Some roles are like rabbit holes: You tunnel down so deeply—learn the language, perfect the dialect, pick up new skills, dye your hair—that it can become harder and harder to tell where the character ends and you begin (or vice versa!). Here, five actors recall the commitment it took to portray some iconic characters.
Adrien Brody, “The Pianist” (2002)
“An actor’s responsibility is to do what they can to inhabit the individual that they’re playing. The more that an individual is feeling onscreen, the more truth that should emanate, and there was just so much that was necessary. You can’t act being emaciated, and that was really important to the storytelling.… So I had to do a starvation diet and I went down to 129 pounds for that role and then had to immediately gain it back because we shot in reverse chronology.… I had to learn to play good extended portions of Chopin’s Nocturnes and Ballades…and I don’t read music.… So I had to learn that through a very technical muscle memory.”
Jamie Foxx, “Ray” (2004)
“We tried so many different ways on making [my] eyes really look authentic and real. We [glued] the eyelids shut, which didn’t work out. We went through synthetic prosthesis, like the rubber kind, which didn’t work out. Then we found the silicone. It was tough on the eyes, but at the same time, it was necessary, because [like] in his life, it’s uncomfortable. You get angry because you can’t see. You want to take them off. I had to keep them on even during lunch, so I couldn’t see for 12 [to] 14 hours a day.”
Jennifer Garner, “Peppermint” (2018)
“I was ready to go back to action. All my kids were in school and, you know, it takes so much time to just prepare for it that I felt like I finally had the bandwidth to do what I needed to do. I worked out with Body by Simone every day, and then I would have to keep training so I would do another hour and train with the stunt team and then recover. I finally felt ready for that. Also I found what I was looking for, which was a movie that took advantage of the depth of a mom’s rage. We always talk about motherhood as, like, love and happiness and joy.… But you can also be filled with a level of terror and a level of rage.”

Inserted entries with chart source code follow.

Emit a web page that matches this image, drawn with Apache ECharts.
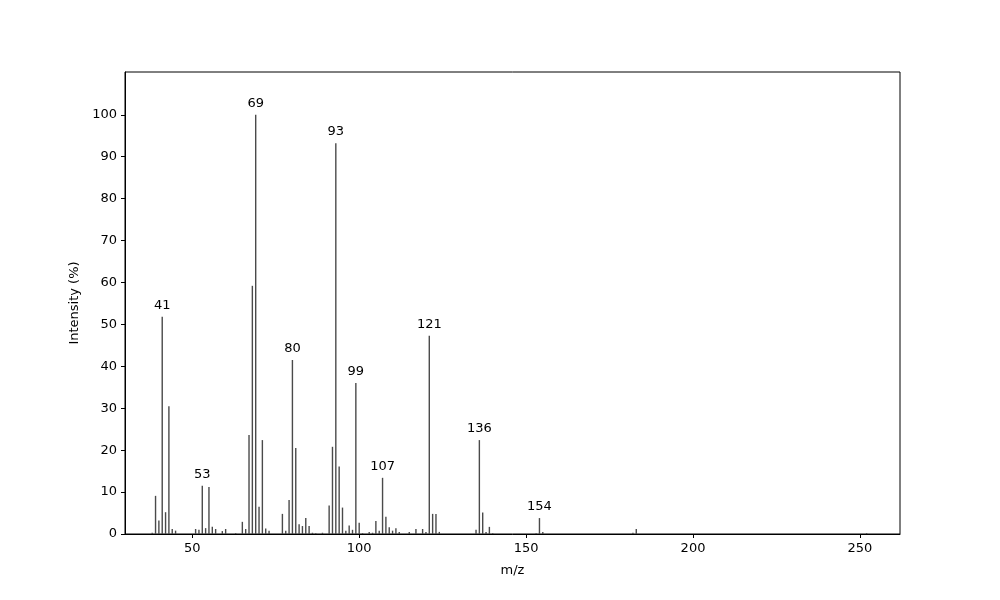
<!DOCTYPE html>
<html>
<head>
<meta charset="utf-8">
<script src="https://cdn.jsdelivr.net/npm/echarts@6/dist/echarts.min.js"></script>
<style>
  html, body { margin: 0; padding: 0; background: #fff; }
  #main { width: 1000px; height: 600px; }
</style>
</head>
<body>
<div id="main"></div>
<script>
// m/z values and relative intensities
var mzValues = [38, 39, 40, 41, 42, 43, 44, 45, 51, 52, 53, 54, 55, 56, 57, 59, 60, 63, 65, 66,
  67, 68, 69, 70, 71, 72, 73, 77, 78, 79, 80, 81, 82, 83, 84, 85, 86, 87, 89, 91,
  92, 93, 94, 95, 96, 97, 98, 99, 100, 101, 103, 104, 105, 106, 107, 108, 109, 110, 111, 112,
  115, 117, 119, 120, 121, 122, 123, 124, 135, 136, 137, 138, 139, 140, 153, 154, 155, 182, 183, 252];
var intensities = [0.3, 9.1, 3.2, 51.8, 5.2, 30.5, 1.2, 0.8, 1.2, 1.0, 11.5, 1.4, 11.2, 1.7, 1.2, 0.7, 1.2, 0.2, 2.9, 1.2,
  23.6, 59.2, 100, 6.5, 22.4, 1.3, 0.8, 4.8, 0.8, 8.1, 41.5, 20.5, 2.3, 1.9, 3.8, 1.9, 0.3, 0.2, 0.3, 6.8,
  20.8, 93.2, 16.1, 6.3, 0.8, 2.0, 1.0, 36.0, 2.7, 0.2, 0.5, 0.3, 3.1, 0.8, 13.4, 4.1, 1.6, 0.8, 1.4, 0.5,
  0.5, 1.2, 1.2, 0.5, 47.3, 4.8, 4.8, 0.5, 1.0, 22.4, 5.1, 0.5, 1.7, 0.2, 0.2, 3.8, 0.5, 0.3, 1.2, 0.2];
// peaks that get their m/z written above them
var labelledPeaks = [41, 53, 69, 80, 93, 99, 107, 121, 136, 154];
var xTicks = [50, 100, 150, 200, 250];
var yTicks = [0, 10, 20, 30, 40, 50, 60, 70, 80, 90, 100];

var chart = echarts.init(document.getElementById('main'));

var barData = mzValues.map(function (mz, i) {
  var item = { value: [mz, intensities[i]] };
  if (labelledPeaks.indexOf(mz) >= 0) {
    item.label = { show: true };
  }
  return item;
});

var font = 'DejaVu Sans';

var option = {
  animation: false,
  textStyle: { fontFamily: font },
  grid: {
    left: 125, right: 100, top: 72, bottom: 66,
    show: true, borderColor: '#000', borderWidth: 1
  },
  xAxis: {
    type: 'value',
    min: 29.85,
    max: 262,
    name: 'm/z',
    nameLocation: 'middle',
    nameGap: 30,
    nameTextStyle: { color: '#000', fontSize: 13, fontFamily: font },
    axisLine: { lineStyle: { color: '#000', width: 1 } },
    axisTick: { show: true, length: 4, inside: false, customValues: xTicks, lineStyle: { color: '#000' } },
    axisLabel: { customValues: xTicks, color: '#000', fontSize: 13, margin: 8, fontFamily: font },
    splitLine: { show: false }
  },
  yAxis: {
    type: 'value',
    min: 0,
    max: 110.2,
    name: 'Intensity (%)',
    nameLocation: 'middle',
    nameGap: 44,
    nameRotate: 90,
    nameTextStyle: { color: '#000', fontSize: 13, fontFamily: font },
    axisLine: { show: true, lineStyle: { color: '#000', width: 1 } },
    axisTick: { show: true, length: 4, customValues: yTicks, lineStyle: { color: '#000' } },
    axisLabel: { customValues: yTicks, color: '#000', fontSize: 13, margin: 8, fontFamily: font },
    splitLine: { show: false }
  },
  series: [{
    type: 'bar',
    barWidth: 1.4,
    data: barData,
    itemStyle: { color: '#4a4a4a' },
    label: {
      show: false,
      position: 'top',
      distance: 5,
      color: '#000',
      fontSize: 13,
      fontFamily: font,
      formatter: function (p) { return p.value[0]; }
    }
  }]
};

chart.setOption(option);
</script>
</body>
</html>
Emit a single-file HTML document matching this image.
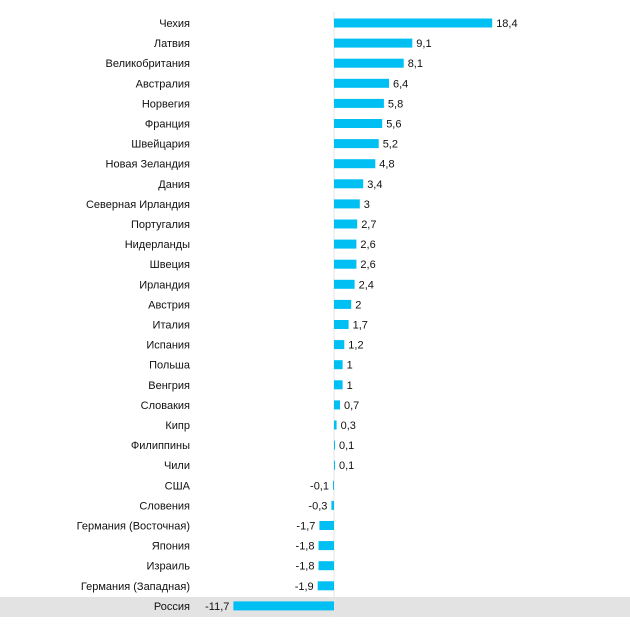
<!DOCTYPE html>
<html><head><meta charset="utf-8"><style>
body{margin:0;background:#fff;}
text{font-family:"Liberation Sans",sans-serif;font-size:11px;fill:#111;}
.l{text-anchor:end;}
rect.b{fill:#00bff3;}
</style></head><body>
<svg width="630" height="630" xmlns="http://www.w3.org/2000/svg">
<rect x="0" y="597" width="630" height="20" fill="#e3e3e3"/>
<line x1="334" y1="12" x2="334" y2="617" stroke="#e6e6e6" stroke-width="1"/>

<text class="l" x="190" y="27">Чехия</text><rect class="b" x="334" y="18.5" width="158.2" height="9"/><text x="496.2" y="27">18,4</text>
<text class="l" x="190" y="47.1">Латвия</text><rect class="b" x="334" y="38.6" width="78.3" height="9"/><text x="416.3" y="47.1">9,1</text>
<text class="l" x="190" y="67.2">Великобритания</text><rect class="b" x="334" y="58.7" width="69.7" height="9"/><text x="407.7" y="67.2">8,1</text>
<text class="l" x="190" y="87.3">Австралия</text><rect class="b" x="334" y="78.8" width="55" height="9"/><text x="393" y="87.3">6,4</text>
<text class="l" x="190" y="107.4">Норвегия</text><rect class="b" x="334" y="98.9" width="49.9" height="9"/><text x="387.9" y="107.4">5,8</text>
<text class="l" x="190" y="127.5">Франция</text><rect class="b" x="334" y="119" width="48.2" height="9"/><text x="386.2" y="127.5">5,6</text>
<text class="l" x="190" y="147.6">Швейцария</text><rect class="b" x="334" y="139.1" width="44.7" height="9"/><text x="382.7" y="147.6">5,2</text>
<text class="l" x="190" y="167.7">Новая Зеландия</text><rect class="b" x="334" y="159.2" width="41.3" height="9"/><text x="379.3" y="167.7">4,8</text>
<text class="l" x="190" y="187.8">Дания</text><rect class="b" x="334" y="179.3" width="29.2" height="9"/><text x="367.2" y="187.8">3,4</text>
<text class="l" x="190" y="207.9">Северная Ирландия</text><rect class="b" x="334" y="199.4" width="25.8" height="9"/><text x="363.8" y="207.9">3</text>
<text class="l" x="190" y="228">Португалия</text><rect class="b" x="334" y="219.5" width="23.2" height="9"/><text x="361.2" y="228">2,7</text>
<text class="l" x="190" y="248.1">Нидерланды</text><rect class="b" x="334" y="239.6" width="22.4" height="9"/><text x="360.4" y="248.1">2,6</text>
<text class="l" x="190" y="268.2">Швеция</text><rect class="b" x="334" y="259.7" width="22.4" height="9"/><text x="360.4" y="268.2">2,6</text>
<text class="l" x="190" y="288.3">Ирландия</text><rect class="b" x="334" y="279.8" width="20.6" height="9"/><text x="358.6" y="288.3">2,4</text>
<text class="l" x="190" y="308.4">Австрия</text><rect class="b" x="334" y="299.9" width="17.2" height="9"/><text x="355.2" y="308.4">2</text>
<text class="l" x="190" y="328.5">Италия</text><rect class="b" x="334" y="320" width="14.6" height="9"/><text x="352.6" y="328.5">1,7</text>
<text class="l" x="190" y="348.6">Испания</text><rect class="b" x="334" y="340.1" width="10.3" height="9"/><text x="348.3" y="348.6">1,2</text>
<text class="l" x="190" y="368.7">Польша</text><rect class="b" x="334" y="360.2" width="8.6" height="9"/><text x="346.6" y="368.7">1</text>
<text class="l" x="190" y="388.8">Венгрия</text><rect class="b" x="334" y="380.3" width="8.6" height="9"/><text x="346.6" y="388.8">1</text>
<text class="l" x="190" y="408.9">Словакия</text><rect class="b" x="334" y="400.4" width="6" height="9"/><text x="344" y="408.9">0,7</text>
<text class="l" x="190" y="429">Кипр</text><rect class="b" x="334" y="420.5" width="2.6" height="9"/><text x="340.6" y="429">0,3</text>
<text class="l" x="190" y="449.1">Филиппины</text><rect class="b" x="334" y="440.6" width="1" height="9"/><text x="339" y="449.1">0,1</text>
<text class="l" x="190" y="469.2">Чили</text><rect class="b" x="334" y="460.7" width="1" height="9"/><text x="339" y="469.2">0,1</text>
<text class="l" x="190" y="489.3">США</text><rect class="b" x="333" y="480.8" width="1" height="9"/><text class="l" x="329" y="489.3">-0,1</text>
<text class="l" x="190" y="509.4">Словения</text><rect class="b" x="331.4" y="500.9" width="2.6" height="9"/><text class="l" x="327.4" y="509.4">-0,3</text>
<text class="l" x="190" y="529.5">Германия (Восточная)</text><rect class="b" x="319.4" y="521" width="14.6" height="9"/><text class="l" x="315.4" y="529.5">-1,7</text>
<text class="l" x="190" y="549.6">Япония</text><rect class="b" x="318.5" y="541.1" width="15.5" height="9"/><text class="l" x="314.5" y="549.6">-1,8</text>
<text class="l" x="190" y="569.7">Израиль</text><rect class="b" x="318.5" y="561.2" width="15.5" height="9"/><text class="l" x="314.5" y="569.7">-1,8</text>
<text class="l" x="190" y="589.8">Германия (Западная)</text><rect class="b" x="317.7" y="581.3" width="16.3" height="9"/><text class="l" x="313.7" y="589.8">-1,9</text>
<text class="l" x="190" y="609.9">Россия</text><rect class="b" x="233.4" y="601.4" width="100.6" height="9"/><text class="l" x="229.4" y="609.9">-11,7</text>
</svg>
</body></html>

Riz Ahmed, “Sound of Metal” (2019)
“One of the things I like most about being an actor is learning new skills and learning about new people in communities and cultures. And that’s what this job was.… I thought I’d approach the preparation in a very structured way, to be quite immersed. I stayed in the accent and with blond hair for seven months. And, you know, there are tougher things to do for seven months than walk around blond. I would do American Sign Language with Jeremy Stone, my instructor, for a couple of hours in the morning. Then I would go and work on my script with my acting coach. And then in the afternoons for a few hours, I would drum. In the evenings, I would usually go to Alcoholics Anonymous or Narcotics Anonymous meetings. At night, I would go to a gig. I was learning about multiple worlds at the same time: the punk and metal and noise scene, the deaf community, addiction circles. The way I like to work is just to immerse myself in it completely. So it was a long journey, but it was such an eye-opening one.”
Lady Gaga, “House of Gucci” (2021)
“I lived as [Patrizia Reggiani] for a year and a half. And I spoke with an accent for nine months of that. Off camera. I never broke. I stayed with her. It was nearly impossible for me to speak in the accent as a blonde. I instantly had to dye my hair, and I started to live in a way whereby anything that I looked at, anything that I touched, I started to take notice of where and when I could see money.”